I learned another valuable lesson that day, a lesson that I was going to need to hold on to tightly for the seasons that were to come. Worship was a place of safety, a place of revitalization, a place where I could go and be alone with my King. Regardless of what was going on in my life on the outside, I had found a place where all of those things were stripped away and I could just be. Worship became a weapon as I learned to slow dance in my burning rooms.
Now I know that some can bristle at the mention of the word experience or vision. I used to be the person that would argue against God moving in such ways. I’m not writing about this experience to prove its validity, the proof is in the fruit. I am writing about it because we are in the midst of a world that is burning down all around us but, beloved, our God hasn’t changed!
David and the rest of the psalmists knew how to worship this way too. This isn’t some new revelation, it’s all through the Psalms. They were written by people who ran to their God when things were falling apart. In this day and age, we need to learn how to praise the way they did in a world that is burning down around us.

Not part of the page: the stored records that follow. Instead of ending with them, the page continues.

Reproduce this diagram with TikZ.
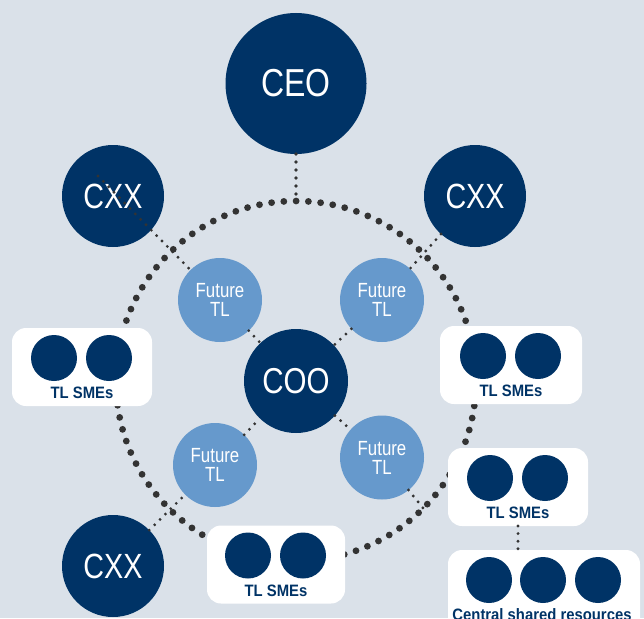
\documentclass[tikz,border=0pt]{standalone}
\usepackage{fontspec}
\usetikzlibrary{calc}
\newfontfamily\cond{Liberation Sans}[FakeStretch=0.82]
\newfontfamily\lbl{Liberation Sans}[FakeStretch=0.9]
\definecolor{navy}{RGB}{0,51,102}
\definecolor{lightb}{RGB}{102,153,204}
\definecolor{bgc}{RGB}{218,225,233}
\definecolor{dotc}{RGB}{51,51,51}
\begin{document}
\begin{tikzpicture}[x=1pt,y=-1pt,
  navycirc/.style={circle, fill=navy, text=white, inner sep=0pt, outer sep=0pt},
  ftl/.style={circle, fill=lightb, text=white, minimum size=84pt, inner sep=0pt, outer sep=0pt,
    align=center, font=\cond\fontsize{20.5}{19}\selectfont},
  smebox/.style={rectangle, rounded corners=14pt, fill=white, minimum width=140pt,
    minimum height=78pt, inner sep=0pt, outer sep=0pt},
  smedot/.style={circle, fill=navy, minimum size=46pt, inner sep=0pt},
  smelabel/.style={font=\lbl\bfseries\fontsize{16.5}{18}\selectfont, text=navy, inner sep=0pt},
  ringdots/.style={draw=dotc, line width=6.8pt, dash pattern=on 0pt off 12.29pt, line cap=round},
  linkdots/.style={draw=dotc, line width=3.2pt, dash pattern=on 0pt off 7.6pt, line cap=round},
  ceodots/.style={draw=dotc, line width=3.6pt, dash pattern=on 0pt off 8pt, line cap=round}]
\clip (0,0) rectangle (644,618);
\fill[bgc] (0,0) rectangle (644,618);

% dotted ring around the COO
\node[circle, minimum size=360pt, inner sep=0pt, outer sep=0pt, ringdots] (ring) at (296,381) {};

% executive circles
\node[navycirc, minimum size=141pt, font=\cond\fontsize{39}{40}\selectfont] (CEO) at (296,83.5) {CEO};
\node[navycirc, minimum size=102pt, font=\cond\fontsize{35}{38}\selectfont] (cxxA) at (113,196) {CXX};
\node[navycirc, minimum size=102pt, font=\cond\fontsize{35}{38}\selectfont] (cxxB) at (475,196) {CXX};
\node[navycirc, minimum size=102pt, font=\cond\fontsize{35}{38}\selectfont] (cxxC) at (113,566) {CXX};
\node[navycirc, minimum size=104pt, font=\cond\fontsize{36}{38}\selectfont] (COO) at (296,381) {COO};

% future team leads
\node[ftl] (ftlA) at (220,300) {Future\\TL};
\node[ftl] (ftlB) at (382,300) {Future\\TL};
\node[ftl] (ftlC) at (215,465) {Future\\TL};
\node[ftl] (ftlD) at (382,457.5) {Future\\TL};

% subject matter expert groups
\node[smebox] (smeA) at (82,367) {};
\node[smebox, minimum width=142pt] (smeB) at (511,365) {};
\node[smebox] (smeC) at (518,487) {};
\node[smebox, minimum width=138pt] (smeD) at (276,564.5) {};
\foreach \b in {smeA,smeB,smeC,smeD}{
  \node[smedot] (\b-1) at ($(\b)+(-28,-9)$) {};
  \node[smedot] (\b-2) at ($(\b)+(27,-9)$) {};
  \node[smelabel] (\b-t) at ($(\b)+(0,26)$) {TL SMEs};
}

% central shared resources
\node[smebox, minimum width=192pt, minimum height=110pt] (central) at (544,605) {};
\node[smedot] (central-1) at (489,580) {};
\node[smedot] (central-2) at (543,580) {};
\node[smedot] (central-3) at (598,580) {};
\node[smelabel, anchor=base] (central-t) at (542,620) {Central shared resources};

% reporting lines
\coordinate (cxxAin) at (98,176);
\draw[ceodots] (CEO) -- (ring.north);
\draw[linkdots] (cxxAin) -- (ftlA);
\draw[linkdots] (ftlA) -- (COO);
\draw[linkdots] (cxxB) -- (ftlB);
\draw[linkdots] (ftlB) -- (COO);
\draw[linkdots] (cxxC) -- (ftlC);
\draw[linkdots] (ftlC) -- (COO);
\draw[linkdots] (COO) -- (ftlD);
\draw[linkdots] (ftlD) -- (ring.south east);
\draw[linkdots] (smeC.south) -- (smeC.south |- central.north);
\end{tikzpicture}
\end{document}
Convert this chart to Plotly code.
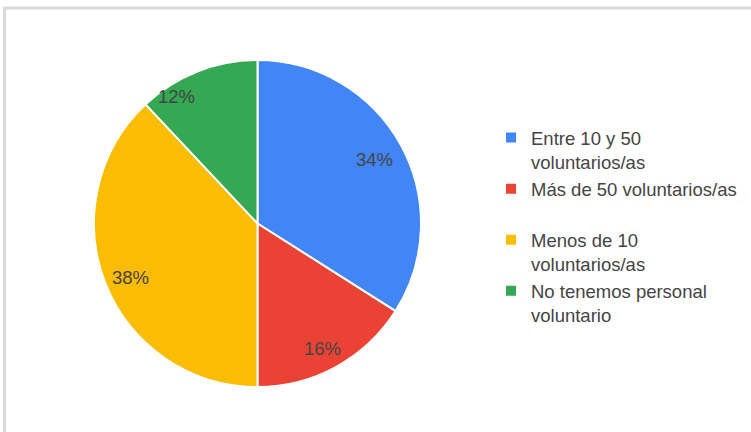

This is traditionally the time in the blog where I choose some scripture that ties all of it together, but it is very difficult to look at the Psalms, at the psalmists’ vulnerable and bared hearts, and choose just one. Honestly, I don’t know if you could read more than five of them without coming across some desperate heart cry to God. But for today I will choose this:
“God is our refuge and strength, a helper who is always found in times of trouble. Therefore we will not be afraid, though the earth trembles and the mountains topple into the depths of the seas, though its water roars and foams and the mountains quake with its turmoil. ” - Psalm 46:1-3 CSB
In other words, let the house burn down around us; we will not fear! That is the God that we serve! That is the God that we worship and sing our praises to! That is the God that meets us amid our messes, our battles, our distress. That is a promise to cling tight to and hold on to when all else is falling apart. This is the promise of the burning room.
This brings me back to Shadrack, Meshack, and Abednego. Notice that when they were cast into the fire they weren’t cowering in fear on the floor of the furnace waiting for the flame to start searing their flesh. They were walking around in the midst of it! That takes faith!

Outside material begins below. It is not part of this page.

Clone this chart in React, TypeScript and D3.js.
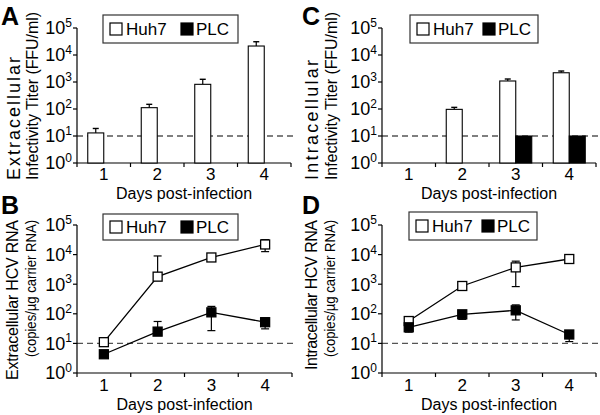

Beloved, this is the point. This is the reason that my heart has been bursting with these six words this whole week. You can slow dance in the middle of your disaster. Jesus is standing with you, right beside you whether you feel Him there or not and He is just waiting for you to lock eyes with Him and allow Him to lead. Things may still fall apart, damage may still come but there is peace in your battle, there is hope waiting to hold you through your disaster, and there is love extending His hand inviting you to find your refuge in Him.

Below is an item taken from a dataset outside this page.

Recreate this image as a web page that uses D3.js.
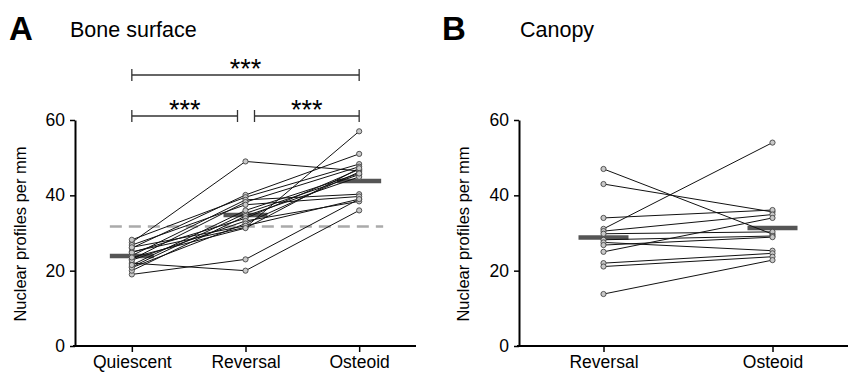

I know the holidays can be rough, especially after a year when so much has been taken from us–when we are facing so much uncertainty. There is peace. The very thing that the angels heralded to the shepherds two thousand years ago is still true for us today. Jesus is our peace in the middle of the chaos. Make time this week to find Him, to seek His face, to sing to Him and not just about Him, and take your refuge there. Take some time to slow dance with our King in this burning world and see yourself be unaffected by the flames.